Looking at WNR, CVI, and HFC. WNR has gone from ~4 to 21+ + CVI from 7 to 27, while HOC from 25 to 72 including FTO. WNR operates basically 2 refineries now with ~ 165K + CVI with 1 refinery 115K + HFC now over 425K. CVI is almost neutral debt to cash while WNR has 1BB debt + HFC will have ~ 200MM in cash after the report. One hiccup at CVI + they are dead + not much wiggle room at WNR, yet those 2 have moved higher than HFC + the dynamics are definitely in favor of HFC. CVI does have the fertilizer biz + WNR retail outlets + a defunct refinery in VA that is now just a terminal. HFC does have a pipeline biz. Bottom line, comparing the 3, HFC is grossly undervauled, however the short interest is 38% at WNR + over 12% at CVI, which lends to short covering. WNR has missed earnings big time 3/4 QTRs + CVI missed the last + was even the prior QTR. Expect HFC to blow out earnings so I guess I have no idea why the large sentiment toward WNR/CVI. Any ideas? VLO is a matter of economy of scale + TSO who knows at this point. Still don't get the downgrade based on the above.
Sorry, just some random thoughts blowing in my inept brain :). Still long here + will stay that way. Blew it by not picking up shares when it dipped below 70, out playing golf. That round cost me.
All those numbers are bogus as they haven't been updated to include the merger. They have shares outstanding of 53MM. Those are all the old HOC numbers. Even TDameritrade has the same numbers. That's why this stock is trading wildly as no one has sat down to post what the real numbers are yet. Once they report, the numbers will then be official + we should see better clarity + hopefully to Pre's point, less volatility.
I had some of the same thoughts Mario. WNR payed a huge premium to buy their now defunct terminal. 1 Bill in liabilities. Only the short interest and random pumping articles to raise the price with secondary looming. CVI more promising. Great locations to cheaper stock and fertilizer which could be sold off easy. The BoA/Merrill downgrade was a joke based on current evaluation and assumed WTI/Spread spread would narrow. I think not! Brent fields are too mature and will take another 4-5 years to increase production to compensate for the decline in the matureing fields. 3 new rigs arn't planned for production until 2015. These must be complex rigs as well. Korean made. Bottom line, the whole refining landscape is changing. COP announced splitting its refining group. Chevron and exxon will eventually. The way it may unfold...new mega refinery groups which will eventually compete with VLO. Maybe 3 big boys left standing with HFC as prime realestate. No one knows how to value them at this point, and I'm not sure why. I believe your estimates are close if you exclude the one time payment frontier gave out added in. Debt rating improvement as well. So many opinions regarding cheap WTI spread eventually reversing. No new pipeline for at least 18 months and VLO just stated that they are spending mega millions on a train terminal for 30,000 bpd from the Bakken to Washington state. If the spread was going to be changing that quickly, I don't think they would be investing in such expenditures. Just thinking... HFC is undervalued, but when it starts to run, I believe 80 will be taken out very quickly. No debt, operational effeciencies at holly's OK refinery just starting to reep the benefits in the 3rd Q and prime complex refineries that can take advantage of cheap feed stock. This is a giant cash cow in the making. The slightest rebound in the 3rd Q, were set for another 30 points from here. Absent a catestrophic event, were in good shape.

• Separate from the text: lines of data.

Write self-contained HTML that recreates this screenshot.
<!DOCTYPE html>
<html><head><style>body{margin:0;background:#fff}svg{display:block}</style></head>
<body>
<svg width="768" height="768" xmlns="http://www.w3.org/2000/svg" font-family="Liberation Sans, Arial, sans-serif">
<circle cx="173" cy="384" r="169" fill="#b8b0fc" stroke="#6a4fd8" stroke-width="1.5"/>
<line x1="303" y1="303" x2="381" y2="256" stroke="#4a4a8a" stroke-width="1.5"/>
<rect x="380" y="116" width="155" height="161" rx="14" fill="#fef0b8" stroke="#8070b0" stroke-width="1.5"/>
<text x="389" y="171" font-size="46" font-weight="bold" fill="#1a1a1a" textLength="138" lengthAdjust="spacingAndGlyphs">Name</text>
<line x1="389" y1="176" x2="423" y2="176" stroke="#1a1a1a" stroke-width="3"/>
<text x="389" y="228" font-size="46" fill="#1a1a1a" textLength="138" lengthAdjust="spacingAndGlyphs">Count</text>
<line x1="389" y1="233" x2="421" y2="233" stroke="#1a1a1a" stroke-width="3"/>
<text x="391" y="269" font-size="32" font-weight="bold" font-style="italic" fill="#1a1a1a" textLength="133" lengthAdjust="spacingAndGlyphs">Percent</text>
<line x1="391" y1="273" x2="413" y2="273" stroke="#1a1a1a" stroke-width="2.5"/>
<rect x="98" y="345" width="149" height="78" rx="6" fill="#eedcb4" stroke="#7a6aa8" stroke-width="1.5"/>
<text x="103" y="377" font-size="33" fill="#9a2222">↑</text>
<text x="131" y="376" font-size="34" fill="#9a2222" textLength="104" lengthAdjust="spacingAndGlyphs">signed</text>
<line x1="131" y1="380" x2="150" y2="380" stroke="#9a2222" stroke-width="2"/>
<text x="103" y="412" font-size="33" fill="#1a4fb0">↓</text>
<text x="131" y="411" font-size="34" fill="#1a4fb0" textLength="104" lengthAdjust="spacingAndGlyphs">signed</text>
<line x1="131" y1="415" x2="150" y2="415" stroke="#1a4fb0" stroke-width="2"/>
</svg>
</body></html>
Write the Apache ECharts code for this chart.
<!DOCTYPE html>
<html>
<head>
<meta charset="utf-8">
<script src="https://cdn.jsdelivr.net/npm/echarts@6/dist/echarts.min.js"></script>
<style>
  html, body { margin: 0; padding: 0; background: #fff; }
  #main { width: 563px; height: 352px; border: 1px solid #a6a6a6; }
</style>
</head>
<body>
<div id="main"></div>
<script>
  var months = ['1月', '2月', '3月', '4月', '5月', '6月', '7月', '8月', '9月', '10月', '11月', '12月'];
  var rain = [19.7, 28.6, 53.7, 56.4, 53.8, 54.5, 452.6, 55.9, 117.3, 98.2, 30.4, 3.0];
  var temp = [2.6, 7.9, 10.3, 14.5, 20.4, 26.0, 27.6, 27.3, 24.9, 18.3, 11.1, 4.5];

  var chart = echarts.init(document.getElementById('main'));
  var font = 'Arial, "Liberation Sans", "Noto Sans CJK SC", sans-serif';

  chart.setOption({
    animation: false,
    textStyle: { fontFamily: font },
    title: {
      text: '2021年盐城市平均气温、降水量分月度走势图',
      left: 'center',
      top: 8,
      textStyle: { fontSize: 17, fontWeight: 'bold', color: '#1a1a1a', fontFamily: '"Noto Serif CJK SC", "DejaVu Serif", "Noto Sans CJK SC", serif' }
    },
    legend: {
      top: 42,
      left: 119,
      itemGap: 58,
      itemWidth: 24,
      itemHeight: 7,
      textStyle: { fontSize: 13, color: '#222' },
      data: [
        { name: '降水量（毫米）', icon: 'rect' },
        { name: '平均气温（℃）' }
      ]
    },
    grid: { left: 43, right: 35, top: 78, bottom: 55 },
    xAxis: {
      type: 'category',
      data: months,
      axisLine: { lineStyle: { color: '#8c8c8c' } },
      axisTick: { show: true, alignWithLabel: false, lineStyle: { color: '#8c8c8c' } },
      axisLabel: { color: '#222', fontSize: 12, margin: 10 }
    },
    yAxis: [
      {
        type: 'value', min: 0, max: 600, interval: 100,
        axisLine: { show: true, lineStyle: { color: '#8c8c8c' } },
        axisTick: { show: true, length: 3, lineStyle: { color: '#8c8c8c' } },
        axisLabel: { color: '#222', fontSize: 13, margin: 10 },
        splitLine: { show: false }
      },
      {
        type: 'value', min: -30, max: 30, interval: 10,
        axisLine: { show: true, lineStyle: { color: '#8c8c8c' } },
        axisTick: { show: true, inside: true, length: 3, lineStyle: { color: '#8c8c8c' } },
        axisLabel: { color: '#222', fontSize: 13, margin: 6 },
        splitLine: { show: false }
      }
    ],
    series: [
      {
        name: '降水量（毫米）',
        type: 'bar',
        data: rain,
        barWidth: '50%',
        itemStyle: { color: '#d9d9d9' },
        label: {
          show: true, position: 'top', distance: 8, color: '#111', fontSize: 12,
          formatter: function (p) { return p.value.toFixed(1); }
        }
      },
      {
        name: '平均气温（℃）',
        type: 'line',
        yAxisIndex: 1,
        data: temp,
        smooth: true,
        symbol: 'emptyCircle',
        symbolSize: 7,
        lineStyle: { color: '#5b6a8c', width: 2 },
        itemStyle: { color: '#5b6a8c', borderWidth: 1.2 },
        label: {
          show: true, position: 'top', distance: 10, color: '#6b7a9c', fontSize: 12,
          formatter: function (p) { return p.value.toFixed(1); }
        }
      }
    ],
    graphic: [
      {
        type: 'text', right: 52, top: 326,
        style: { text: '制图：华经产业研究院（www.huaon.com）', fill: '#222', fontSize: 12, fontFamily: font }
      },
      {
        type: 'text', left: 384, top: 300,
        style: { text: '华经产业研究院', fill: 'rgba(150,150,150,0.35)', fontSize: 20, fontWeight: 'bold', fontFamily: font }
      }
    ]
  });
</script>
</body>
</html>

CS first boston initiated HFC with buy and $95target this week.
They see HFC generating FCF thru 2014 equal to 50% of their capitalization.
They expect a significant portion of this cash flow to be returned to shareholders. Little additional acquisitions expected given the synergies of Merger yet to be realized, thus again focusing FCF to direction of shareholders.
Shares trade at 6 x their estimate of 2012 earnings, and they state the share are trading as if at the bottom of a cycle in business, more akin to recession lows.
I would look for heads to turn when they see the outsized quarterly earnings of over $3/SH, almost 200% up from last year.
First Boston sees CVI priced even cheaper than HFC on EBiTDA basis, but the single refinery concentration is a risk with CVI, and their overall operations are less diversified...hence they appear more likely to use cash flow for asset purchases.
They see VLO very cheap, but I'm inclined to believe the mid-continent refiners are in the cats bird seat, and will be so thru 2013, by which time their Cash generation will have been mind bending.